The graphs flow down and to the right. The colors of the dots correspond to the empirical entropy; lighter is higher. All graphs use a scale from 0 to 400 bits.

The first thing that jumps out with these graphs is that the false positive rate is very low. The classifiers are very conservative -- they rarely classify a bad actor as an honest respondent. However, there doesn't appear to be a clear trend between total entropy and either the false positive rate or the true positive rate.

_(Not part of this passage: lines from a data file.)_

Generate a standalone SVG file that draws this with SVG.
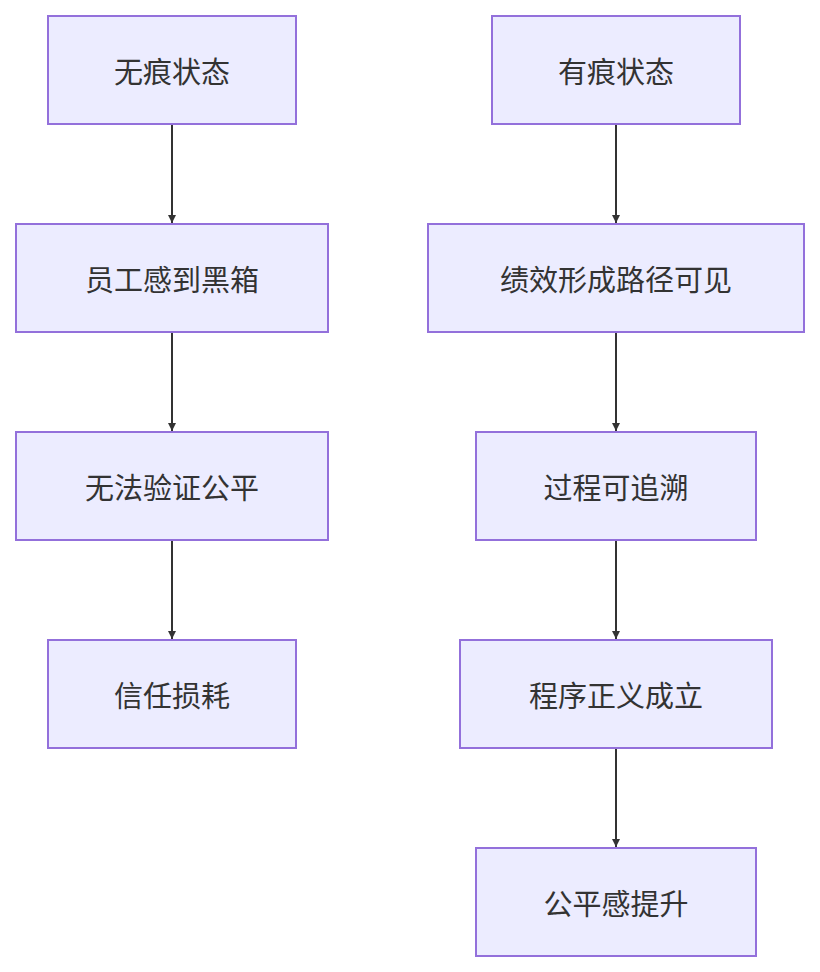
<svg xmlns="http://www.w3.org/2000/svg" width="820" height="972" viewBox="0 0 820 972">
<style>
.n rect{fill:#ECECFF;stroke:#9370DB;stroke-width:2}
.n text{font-family:"Noto Sans CJK SC","Noto Sans",sans-serif;font-size:29px;fill:#333;text-anchor:middle;dominant-baseline:central}
.e line{stroke:#333;stroke-width:2;marker-end:url(#a)}
</style>
<defs><marker id="a" viewBox="0 0 10 10" refX="10" refY="5" markerWidth="8" markerHeight="8" markerUnits="userSpaceOnUse" orient="auto"><path d="M0,0L10,5L0,10z" fill="#333"/></marker></defs>
<rect width="820" height="972" fill="#fff"/>
<g class="e">
<line x1="172" y1="124" x2="172" y2="223"/>
<line x1="172" y1="332" x2="172" y2="431"/>
<line x1="172" y1="540" x2="172" y2="639"/>
<line x1="616" y1="124" x2="616" y2="223"/>
<line x1="616" y1="332" x2="616" y2="431"/>
<line x1="616" y1="540" x2="616" y2="639"/>
<line x1="616" y1="748" x2="616" y2="847"/>
</g>
<g class="n" id="L1"><rect x="48" y="16" width="248" height="108"/><text x="172" y="70">无痕状态</text></g>
<g class="n" id="L2"><rect x="16" y="224" width="312" height="108"/><text x="172" y="278">员工感到黑箱</text></g>
<g class="n" id="L3"><rect x="16" y="432" width="312" height="108"/><text x="172" y="486">无法验证公平</text></g>
<g class="n" id="L4"><rect x="48" y="640" width="248" height="108"/><text x="172" y="694">信任损耗</text></g>
<g class="n" id="R1"><rect x="492" y="16" width="248" height="108"/><text x="616" y="70">有痕状态</text></g>
<g class="n" id="R2"><rect x="428" y="224" width="376" height="108"/><text x="616" y="278">绩效形成路径可见</text></g>
<g class="n" id="R3"><rect x="476" y="432" width="280" height="108"/><text x="616" y="486">过程可追溯</text></g>
<g class="n" id="R4"><rect x="460" y="640" width="312" height="108"/><text x="616" y="694">程序正义成立</text></g>
<g class="n" id="R5"><rect x="476" y="848" width="280" height="108"/><text x="616" y="902">公平感提升</text></g>
</svg>
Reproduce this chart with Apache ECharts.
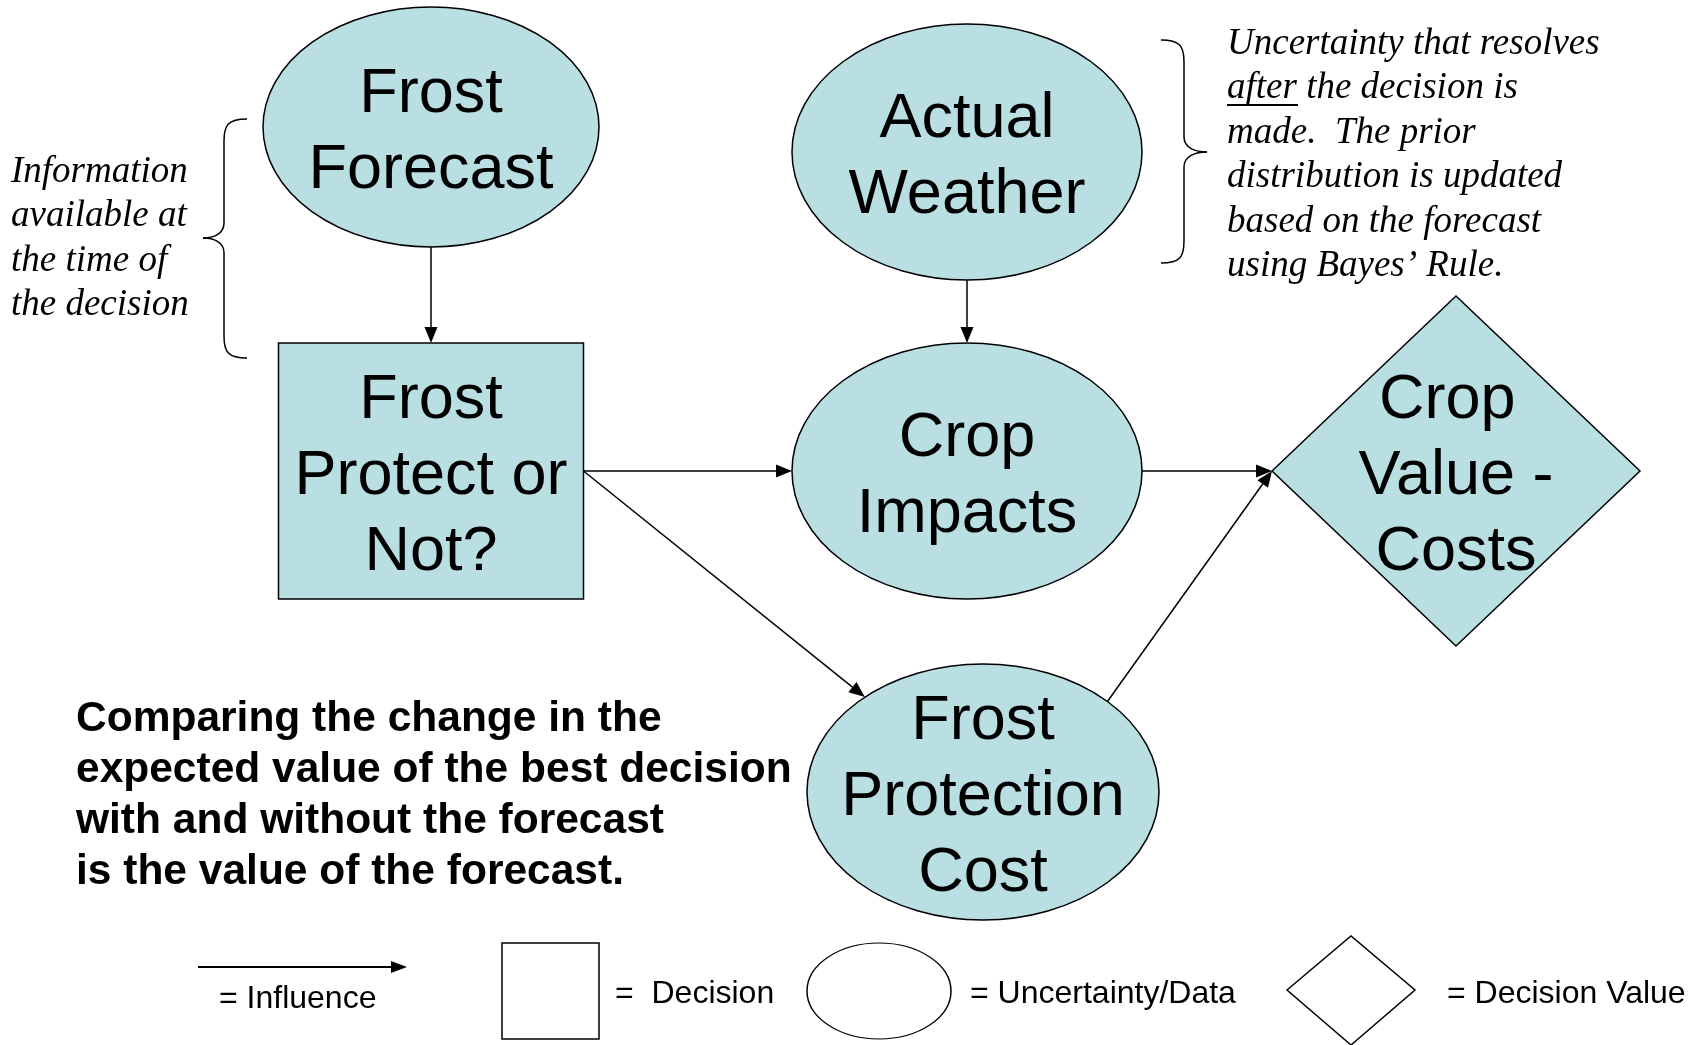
<!DOCTYPE html>
<html>
<head>
<meta charset="utf-8">
<script src="https://cdn.jsdelivr.net/npm/echarts@6/dist/echarts.min.js"></script>
<style>
  html, body { margin: 0; padding: 0; background: #fff; }
  #main { width: 1698px; height: 1045px; }
</style>
</head>
<body>
<div id="main"></div>
<script>
// influence diagram nodes
const nodeNames = ['Frost\nForecast', 'Actual\nWeather', 'Frost\nProtect or\nNot?', 'Crop\nImpacts', 'Frost\nProtection\nCost', 'Crop \nValue -\nCosts'];
const nodeKinds = ['uncertainty', 'uncertainty', 'decision', 'uncertainty', 'uncertainty', 'value'];
const nodeX = [431, 967, 431, 967, 983, 1456];
const nodeY = [127, 152, 471, 471, 792, 471];
const nodeW = [336, 350, 305, 350, 352, 368];
const nodeH = [240, 256, 256, 256, 256, 350];

// influence arrows
const edgeFrom = [0, 1, 2, 2, 3, 4];
const edgeTo = [2, 3, 3, 4, 5, 5];
const edgeStart = ['bottom', 'bottom', 'right', 'right', 'right', 45];
const edgeEnd = ['top', 'top', 'left', 'auto', 'left', 'left'];

const FILL = '#badfe2';
const LINE = { stroke: '#000', lineWidth: 1.5, fill: null };
const chart = echarts.init(document.getElementById('main'));

function ellipsePath(cx, cy, rx, ry) {
  return 'M' + (cx - rx) + ' ' + cy +
    ' A' + rx + ' ' + ry + ' 0 1 0 ' + (cx + rx) + ' ' + cy +
    ' A' + rx + ' ' + ry + ' 0 1 0 ' + (cx - rx) + ' ' + cy + ' Z';
}

function anchor(i, spec, api, toward) {
  const c = api.coord([nodeX[i], nodeY[i]]);
  const s = api.size([nodeW[i], nodeH[i]]);
  const rx = s[0] / 2, ry = s[1] / 2;
  if (spec === 'top') return [c[0], c[1] - ry];
  if (spec === 'bottom') return [c[0], c[1] + ry];
  if (spec === 'left') return [c[0] - rx, c[1]];
  if (spec === 'right') return [c[0] + rx, c[1]];
  if (typeof spec === 'number') {
    const a = spec * Math.PI / 180;
    return [c[0] + rx * Math.cos(a), c[1] - ry * Math.sin(a)];
  }
  const dx = toward[0] - c[0], dy = toward[1] - c[1];
  const t = 1 / Math.sqrt((dx / rx) * (dx / rx) + (dy / ry) * (dy / ry));
  return [c[0] + dx * t, c[1] + dy * t];
}

function arrowHead(p1, p2, len, half) {
  const dx = p2[0] - p1[0], dy = p2[1] - p1[1];
  const d = Math.sqrt(dx * dx + dy * dy);
  const ux = dx / d, uy = dy / d;
  const bx = p2[0] - ux * len, by = p2[1] - uy * len;
  return {
    base: [bx, by],
    pts: [p2, [bx - uy * half, by + ux * half], [bx + uy * half, by - ux * half]]
  };
}

// curly brace: x = spine, tipX = point, top/bottom ends at endX
function brace(endX, x, tipX, top, mid, bottom) {
  const k = endX > x ? 1 : -1;
  return [
    { type: 'bezierCurve', shape: { x1: endX, y1: top, cpx1: x + k * 4, cpy1: top, cpx2: x, cpy2: top + 6, x2: x, y2: top + 22 }, style: LINE },
    { type: 'line', shape: { x1: x, y1: top + 22, x2: x, y2: mid - 15 }, style: LINE },
    { type: 'bezierCurve', shape: { x1: x, y1: mid - 15, cpx1: x, cpy1: mid - 4, cpx2: tipX + (x - tipX) * 0.5, cpy2: mid, x2: tipX, y2: mid }, style: LINE },
    { type: 'bezierCurve', shape: { x1: tipX, y1: mid, cpx1: tipX + (x - tipX) * 0.5, cpy1: mid, cpx2: x, cpy2: mid + 4, x2: x, y2: mid + 15 }, style: LINE },
    { type: 'line', shape: { x1: x, y1: mid + 15, x2: x, y2: bottom - 22 }, style: LINE },
    { type: 'bezierCurve', shape: { x1: x, y1: bottom - 22, cpx1: x, cpy1: bottom - 6, cpx2: x + k * 4, cpy2: bottom, x2: endX, y2: bottom }, style: LINE }
  ];
}

const legendFont = '32px "Liberation Sans", Arial, sans-serif';
const noteFont = 'italic 37px "Liberation Serif", "Times New Roman", serif';

const option = {
  animation: false,
  grid: { left: 0, right: 0, top: 0, bottom: 0 },
  xAxis: { type: 'value', min: 0, max: 1698, show: false },
  yAxis: { type: 'value', min: 0, max: 1045, inverse: true, show: false },
  series: [
    {
      type: 'custom',
      clip: false,
      data: nodeX.map((x, i) => [x, nodeY[i], nodeW[i], nodeH[i]]),
      renderItem(params, api) {
        const i = params.dataIndex;
        const c = api.coord([api.value(0), api.value(1)]);
        const s = api.size([api.value(2), api.value(3)]);
        const style = { fill: FILL, stroke: '#000', lineWidth: 1.5 };
        let shape;
        if (nodeKinds[i] === 'decision') {
          shape = { type: 'rect', shape: { x: c[0] - s[0] / 2, y: c[1] - s[1] / 2, width: s[0], height: s[1] }, style };
        } else if (nodeKinds[i] === 'value') {
          shape = { type: 'polygon', shape: { points: [[c[0] - s[0] / 2, c[1]], [c[0], c[1] - s[1] / 2], [c[0] + s[0] / 2, c[1]], [c[0], c[1] + s[1] / 2]] }, style };
        } else {
          shape = { type: 'path', shape: { pathData: ellipsePath(c[0], c[1], s[0] / 2, s[1] / 2) }, style };
        }
        return {
          type: 'group',
          children: [shape, {
            type: 'text',
            style: {
              text: nodeNames[i], x: c[0], y: c[1] + 6,
              align: 'center', verticalAlign: 'middle',
              font: '63px "Liberation Sans", Arial, sans-serif',
              lineHeight: 76, fill: '#000'
            }
          }]
        };
      }
    },
    {
      type: 'custom',
      clip: false,
      data: edgeFrom.map((f, i) => [nodeX[f], nodeY[f], nodeX[edgeTo[i]], nodeY[edgeTo[i]]]),
      renderItem(params, api) {
        const i = params.dataIndex;
        const tc = api.coord([api.value(2), api.value(3)]);
        const p1 = anchor(edgeFrom[i], edgeStart[i], api, tc);
        const p2 = anchor(edgeTo[i], edgeEnd[i], api, p1);
        const h = arrowHead(p1, p2, 16, 6.5);
        return {
          type: 'group',
          children: [
            { type: 'line', shape: { x1: p1[0], y1: p1[1], x2: h.base[0], y2: h.base[1] }, style: { stroke: '#000', lineWidth: 1.5 } },
            { type: 'polygon', shape: { points: h.pts }, style: { fill: '#000' } }
          ]
        };
      }
    }
  ],
  graphic: [].concat(
    brace(247, 224, 203, 119, 238, 358),
    brace(1161, 1184, 1207, 40, 152, 263),
    [
      {
        type: 'text',
        style: {
          text: 'Information\navailable at\nthe time of\nthe decision',
          x: 11, y: 150, align: 'left', verticalAlign: 'top',
          font: noteFont, lineHeight: 44.4, fill: '#000'
        }
      },
      {
        type: 'text',
        style: {
          text: 'Uncertainty that resolves\nafter the decision is\nmade.  The prior\ndistribution is updated\nbased on the forecast\nusing Bayes\u2019 Rule.',
          x: 1227, y: 22, align: 'left', verticalAlign: 'top',
          font: noteFont, lineHeight: 44.4, fill: '#000'
        }
      },
      { type: 'line', shape: { x1: 1227, y1: 105, x2: 1298, y2: 105 }, style: { stroke: '#000', lineWidth: 2 } },
      {
        type: 'text',
        style: {
          text: 'Comparing the change in the\nexpected value of the best decision\nwith and without the forecast\nis the value of the forecast.',
          x: 76, y: 694, align: 'left', verticalAlign: 'top',
          font: 'bold 42.5px "Liberation Sans", Arial, sans-serif',
          lineHeight: 51, fill: '#000'
        }
      },
      // legend
      { type: 'line', shape: { x1: 198, y1: 967, x2: 392, y2: 967 }, style: { stroke: '#000', lineWidth: 2 } },
      { type: 'polygon', shape: { points: [[407, 967], [391, 961], [391, 973]] }, style: { fill: '#000' } },
      { type: 'text', style: { text: '= Influence', x: 219, y: 999, verticalAlign: 'middle', font: legendFont, fill: '#000' } },
      { type: 'rect', shape: { x: 502, y: 943, width: 97, height: 96 }, style: { fill: '#fff', stroke: '#000', lineWidth: 1.5 } },
      { type: 'text', style: { text: '=  Decision', x: 615, y: 994, verticalAlign: 'middle', font: legendFont, fill: '#000' } },
      { type: 'circle', x: 879, y: 991, scaleY: 48 / 72, shape: { cx: 0, cy: 0, r: 72 }, style: { fill: '#fff', stroke: '#000', lineWidth: 1.5, strokeNoScale: true } },
      { type: 'text', style: { text: '= Uncertainty/Data', x: 970, y: 994, verticalAlign: 'middle', font: legendFont, fill: '#000' } },
      { type: 'polygon', shape: { points: [[1287, 990], [1351, 936], [1415, 990], [1351, 1045]] }, style: { fill: '#fff', stroke: '#000', lineWidth: 1.5 } },
      { type: 'text', style: { text: '= Decision Value', x: 1447, y: 994, verticalAlign: 'middle', font: legendFont, fill: '#000' } }
    ]
  )
};

chart.setOption(option);
</script>
</body>
</html>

Since our main argument is about the utilization of the search space, let's take a look at the relationship between the maximum possible entropy and the empirical entropy. Maximum possible entropy is a kind of resource we want to conserve. We prefer to have a large reservoir of it, but only use a small amount. Let's plot the ROC "curve" as before, but this time use the ratio of empirical entropy to the maximum possible entropy to color the points we observe:

roc2

This looks a little better, but is hard to read and/or reason about. Dan suggested plotting the entropy ratio against the accuracy, much as we plotted the entropy against the accuracy:

accuracy-entropy-ratio

At the same entropy level (e.g., 0.85), our accuracy is lower for the scenario with 20% bots than for the scenario with 40% bots. Since the false positive rate is very low, this boost isn't coming from from a better classifier, since our greater number of bad actors is increasing the accuracy. Let's now take a look at just the entropy ratios plotted against precision:

entropy_ratio_precision

Debugging

So what does this all mean? The end user should try to minimize the ratio of empirical entropy to maximum possible entropy. This can be done by adding more control questions, or padding existing questions with more options. Since we know most of the quality control techniques we use are robust to false positives, we focus on trying to detect true positives.